Audio clip
Rhonda Thurman
New standards for Tennessee high school students, including a requirement for a math credit every year until graduation, could lead to more dropouts in Hamilton County, school board member Rhonda Thurman said Monday.
NEW REQUIREMENTS
Starting this fall, Tennessee high school students must complete:
* 4 English credits
* 4 math credits
* 3 science credits
* 3 social studies credits
* 1.5 health and physical education credits
* 6 foreign language, art and elective credits
Source: Tennessee Board of Education
“If students cannot pass algebra, just think how well they will do with calculus and trigonometry,” she told members of the Hamilton County Pachyderm Club.
The four-year math requirement seems to be aimed at preparing students to go to college, she said.
“We’re now adding another course of math,” Ms.
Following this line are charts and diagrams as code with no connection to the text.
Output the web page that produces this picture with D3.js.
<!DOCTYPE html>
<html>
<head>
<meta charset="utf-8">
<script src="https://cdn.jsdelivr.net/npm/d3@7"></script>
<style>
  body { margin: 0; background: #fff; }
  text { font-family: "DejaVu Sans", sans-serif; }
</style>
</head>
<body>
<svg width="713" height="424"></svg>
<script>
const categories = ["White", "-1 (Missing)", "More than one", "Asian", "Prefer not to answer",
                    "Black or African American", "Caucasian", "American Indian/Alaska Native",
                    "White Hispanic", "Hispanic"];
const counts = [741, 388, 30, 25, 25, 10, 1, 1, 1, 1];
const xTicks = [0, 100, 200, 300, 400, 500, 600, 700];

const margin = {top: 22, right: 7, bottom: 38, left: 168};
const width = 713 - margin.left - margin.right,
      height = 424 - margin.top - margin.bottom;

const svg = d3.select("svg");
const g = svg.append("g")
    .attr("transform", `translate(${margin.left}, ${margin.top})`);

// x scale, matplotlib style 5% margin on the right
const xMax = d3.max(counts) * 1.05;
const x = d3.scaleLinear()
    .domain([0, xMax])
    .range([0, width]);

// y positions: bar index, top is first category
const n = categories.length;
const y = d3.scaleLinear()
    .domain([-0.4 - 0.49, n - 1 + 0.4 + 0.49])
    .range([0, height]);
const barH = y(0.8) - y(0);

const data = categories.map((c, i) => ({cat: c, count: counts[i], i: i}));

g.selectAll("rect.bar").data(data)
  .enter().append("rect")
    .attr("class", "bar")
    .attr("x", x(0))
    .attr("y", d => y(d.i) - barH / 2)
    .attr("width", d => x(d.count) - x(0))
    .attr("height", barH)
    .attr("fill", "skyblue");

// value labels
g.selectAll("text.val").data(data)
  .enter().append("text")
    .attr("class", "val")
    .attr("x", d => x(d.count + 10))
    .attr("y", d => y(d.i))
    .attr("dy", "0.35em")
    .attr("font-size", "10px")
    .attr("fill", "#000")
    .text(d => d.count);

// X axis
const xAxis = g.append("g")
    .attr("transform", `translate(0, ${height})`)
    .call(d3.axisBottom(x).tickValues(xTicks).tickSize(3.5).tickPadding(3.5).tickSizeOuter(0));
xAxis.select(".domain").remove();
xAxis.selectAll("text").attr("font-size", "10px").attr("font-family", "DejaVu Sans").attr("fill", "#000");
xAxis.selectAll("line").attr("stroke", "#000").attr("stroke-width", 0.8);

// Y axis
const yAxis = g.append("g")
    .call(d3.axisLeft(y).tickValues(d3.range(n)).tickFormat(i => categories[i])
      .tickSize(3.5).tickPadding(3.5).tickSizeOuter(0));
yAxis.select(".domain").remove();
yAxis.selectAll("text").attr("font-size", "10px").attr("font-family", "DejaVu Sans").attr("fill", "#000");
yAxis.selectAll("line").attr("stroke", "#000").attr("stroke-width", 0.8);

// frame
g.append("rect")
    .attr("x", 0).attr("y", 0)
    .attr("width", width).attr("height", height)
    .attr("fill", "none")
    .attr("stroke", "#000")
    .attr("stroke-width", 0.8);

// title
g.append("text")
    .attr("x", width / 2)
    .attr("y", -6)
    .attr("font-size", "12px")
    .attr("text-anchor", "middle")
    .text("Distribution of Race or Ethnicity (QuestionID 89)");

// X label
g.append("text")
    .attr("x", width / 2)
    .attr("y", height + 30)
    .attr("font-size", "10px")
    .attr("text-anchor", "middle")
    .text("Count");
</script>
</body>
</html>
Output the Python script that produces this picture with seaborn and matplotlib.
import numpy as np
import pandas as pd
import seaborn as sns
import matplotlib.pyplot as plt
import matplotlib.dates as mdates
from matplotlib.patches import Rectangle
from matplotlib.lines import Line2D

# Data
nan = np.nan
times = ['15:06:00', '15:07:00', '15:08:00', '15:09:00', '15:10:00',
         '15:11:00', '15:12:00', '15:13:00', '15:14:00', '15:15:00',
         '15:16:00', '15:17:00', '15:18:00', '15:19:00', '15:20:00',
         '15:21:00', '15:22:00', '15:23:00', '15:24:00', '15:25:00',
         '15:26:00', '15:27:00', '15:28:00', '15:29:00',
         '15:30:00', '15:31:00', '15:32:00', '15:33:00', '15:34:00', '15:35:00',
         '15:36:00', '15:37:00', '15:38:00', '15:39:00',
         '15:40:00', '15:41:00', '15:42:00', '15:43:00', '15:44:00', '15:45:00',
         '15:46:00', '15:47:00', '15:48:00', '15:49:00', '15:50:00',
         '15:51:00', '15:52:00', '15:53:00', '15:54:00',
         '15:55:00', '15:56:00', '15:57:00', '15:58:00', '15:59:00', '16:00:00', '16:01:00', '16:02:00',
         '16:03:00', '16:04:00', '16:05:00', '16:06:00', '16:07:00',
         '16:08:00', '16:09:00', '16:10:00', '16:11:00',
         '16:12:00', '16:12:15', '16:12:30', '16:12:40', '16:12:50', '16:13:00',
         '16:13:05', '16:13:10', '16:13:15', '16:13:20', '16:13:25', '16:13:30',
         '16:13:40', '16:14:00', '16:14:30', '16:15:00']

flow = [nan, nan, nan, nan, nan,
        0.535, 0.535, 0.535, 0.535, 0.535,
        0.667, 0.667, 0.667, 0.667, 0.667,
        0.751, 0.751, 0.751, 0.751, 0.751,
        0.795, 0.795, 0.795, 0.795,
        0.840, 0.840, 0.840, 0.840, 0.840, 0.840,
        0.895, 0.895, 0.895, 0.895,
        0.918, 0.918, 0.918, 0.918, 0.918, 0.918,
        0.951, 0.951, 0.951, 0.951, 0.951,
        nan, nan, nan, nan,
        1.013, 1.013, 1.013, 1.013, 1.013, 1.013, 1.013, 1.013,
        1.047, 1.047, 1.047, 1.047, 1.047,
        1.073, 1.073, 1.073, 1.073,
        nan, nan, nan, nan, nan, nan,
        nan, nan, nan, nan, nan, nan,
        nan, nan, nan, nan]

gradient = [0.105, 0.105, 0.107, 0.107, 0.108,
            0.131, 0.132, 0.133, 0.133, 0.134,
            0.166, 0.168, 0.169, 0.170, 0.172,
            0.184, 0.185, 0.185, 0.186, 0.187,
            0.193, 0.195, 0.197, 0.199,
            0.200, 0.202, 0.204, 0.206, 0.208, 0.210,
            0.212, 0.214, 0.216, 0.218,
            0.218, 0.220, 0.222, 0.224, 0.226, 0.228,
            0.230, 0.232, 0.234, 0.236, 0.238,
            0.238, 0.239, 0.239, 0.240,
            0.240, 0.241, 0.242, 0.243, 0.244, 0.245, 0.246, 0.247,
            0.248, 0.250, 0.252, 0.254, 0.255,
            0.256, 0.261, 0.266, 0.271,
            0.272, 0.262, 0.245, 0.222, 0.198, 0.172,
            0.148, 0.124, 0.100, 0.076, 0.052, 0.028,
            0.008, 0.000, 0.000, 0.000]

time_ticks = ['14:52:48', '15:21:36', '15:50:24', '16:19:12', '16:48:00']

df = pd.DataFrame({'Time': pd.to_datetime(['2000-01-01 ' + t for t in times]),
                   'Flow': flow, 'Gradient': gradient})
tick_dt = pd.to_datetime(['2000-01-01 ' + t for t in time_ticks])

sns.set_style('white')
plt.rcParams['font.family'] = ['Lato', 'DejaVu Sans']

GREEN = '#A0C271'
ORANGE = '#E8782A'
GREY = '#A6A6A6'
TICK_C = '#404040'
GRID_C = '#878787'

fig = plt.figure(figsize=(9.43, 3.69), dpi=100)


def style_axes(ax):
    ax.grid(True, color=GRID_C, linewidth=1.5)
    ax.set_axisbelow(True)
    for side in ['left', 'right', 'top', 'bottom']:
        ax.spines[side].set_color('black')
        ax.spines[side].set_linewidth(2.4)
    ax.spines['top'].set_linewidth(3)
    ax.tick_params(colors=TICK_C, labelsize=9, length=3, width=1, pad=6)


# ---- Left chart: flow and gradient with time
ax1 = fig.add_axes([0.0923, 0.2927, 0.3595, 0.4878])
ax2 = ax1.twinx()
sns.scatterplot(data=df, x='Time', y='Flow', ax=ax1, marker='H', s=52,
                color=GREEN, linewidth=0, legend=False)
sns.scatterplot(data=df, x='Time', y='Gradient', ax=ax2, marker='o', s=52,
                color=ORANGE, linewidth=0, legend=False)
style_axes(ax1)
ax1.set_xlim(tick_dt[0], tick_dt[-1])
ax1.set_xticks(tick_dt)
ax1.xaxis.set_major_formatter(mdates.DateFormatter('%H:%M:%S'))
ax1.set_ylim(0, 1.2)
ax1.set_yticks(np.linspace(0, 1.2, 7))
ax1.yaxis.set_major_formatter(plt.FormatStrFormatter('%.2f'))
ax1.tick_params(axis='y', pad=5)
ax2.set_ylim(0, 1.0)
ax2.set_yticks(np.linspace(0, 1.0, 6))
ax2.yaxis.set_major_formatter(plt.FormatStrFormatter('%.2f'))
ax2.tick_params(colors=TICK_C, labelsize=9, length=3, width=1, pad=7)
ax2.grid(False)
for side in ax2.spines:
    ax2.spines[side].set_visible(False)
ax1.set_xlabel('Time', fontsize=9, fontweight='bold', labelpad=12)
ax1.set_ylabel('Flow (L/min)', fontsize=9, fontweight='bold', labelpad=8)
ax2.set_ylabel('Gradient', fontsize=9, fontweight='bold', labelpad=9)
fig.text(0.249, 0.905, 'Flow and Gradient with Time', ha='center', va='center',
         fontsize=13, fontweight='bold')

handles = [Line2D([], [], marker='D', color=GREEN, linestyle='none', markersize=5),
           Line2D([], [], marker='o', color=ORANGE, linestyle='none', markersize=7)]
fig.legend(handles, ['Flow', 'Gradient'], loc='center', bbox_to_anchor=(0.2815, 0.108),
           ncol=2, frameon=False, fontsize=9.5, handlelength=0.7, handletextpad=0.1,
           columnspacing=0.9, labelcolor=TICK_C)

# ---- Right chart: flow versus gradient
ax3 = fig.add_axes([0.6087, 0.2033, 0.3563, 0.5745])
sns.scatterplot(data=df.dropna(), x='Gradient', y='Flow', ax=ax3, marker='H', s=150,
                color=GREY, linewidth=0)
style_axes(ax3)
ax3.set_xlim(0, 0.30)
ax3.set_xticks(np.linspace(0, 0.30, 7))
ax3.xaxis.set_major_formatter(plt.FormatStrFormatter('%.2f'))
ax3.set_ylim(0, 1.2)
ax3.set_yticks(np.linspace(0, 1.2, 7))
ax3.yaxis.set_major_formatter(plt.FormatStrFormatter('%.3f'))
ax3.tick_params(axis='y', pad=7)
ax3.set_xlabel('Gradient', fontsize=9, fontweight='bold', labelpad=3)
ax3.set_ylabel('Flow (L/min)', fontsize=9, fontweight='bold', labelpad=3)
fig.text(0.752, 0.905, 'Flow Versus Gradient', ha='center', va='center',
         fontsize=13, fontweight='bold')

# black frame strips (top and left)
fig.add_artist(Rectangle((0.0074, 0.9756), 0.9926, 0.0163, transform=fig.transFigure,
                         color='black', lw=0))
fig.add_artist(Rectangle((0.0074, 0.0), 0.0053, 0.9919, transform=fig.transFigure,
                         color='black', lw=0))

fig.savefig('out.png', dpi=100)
Thurman said. “Some people think that’s a good thing, but I don’t because not everybody needs to go to college.”
School board Chairman Kenny Smith said students need to gain math skills necessary to find good jobs, but said the courses can’t be so difficult that they drive students away.
“There needs to be a balance,” he said.
Mr. Smith said school officials may need to give students extra help or remediation to keep them from falling behind once they get to high school.
Connie Smith, assistant commissioner for accountability, teaching and learning with the Tennessee Department of Education, warned school board members and county commissioners at a joint meeting earlier this month that test scores will fall after the standards go into place.
But the standards will help prepare students for jobs with employers such as Volkswagen, she said.
The new statewide standards, which match federal academic standards, will go into effect this fall.







OH Rhonda, lower the standards below federal standard?. Make it easier for kids to graduate? You really have no idea what your responsibliity is as a school board member. It's not to continuously complain about things. It is to insure we are graduating the best, smartest kids we can. Not just run them through and give them a diploma - that doesn't prepare them for the future. No, everyone will not go to college but it should be your goal and the goal of every HCDE employee and board member that as many as possible do.
Do you think the school boards in China, or Germany, or anywhere else for that matter are pushing for lower standards. I honestly think you don't even care about children, I think you like the sound of your own voice and seeing your picture in the paper. Your latest comments at the Pachyderm Club may be your most ridiculous and short sighted comments ever-and that is saying something!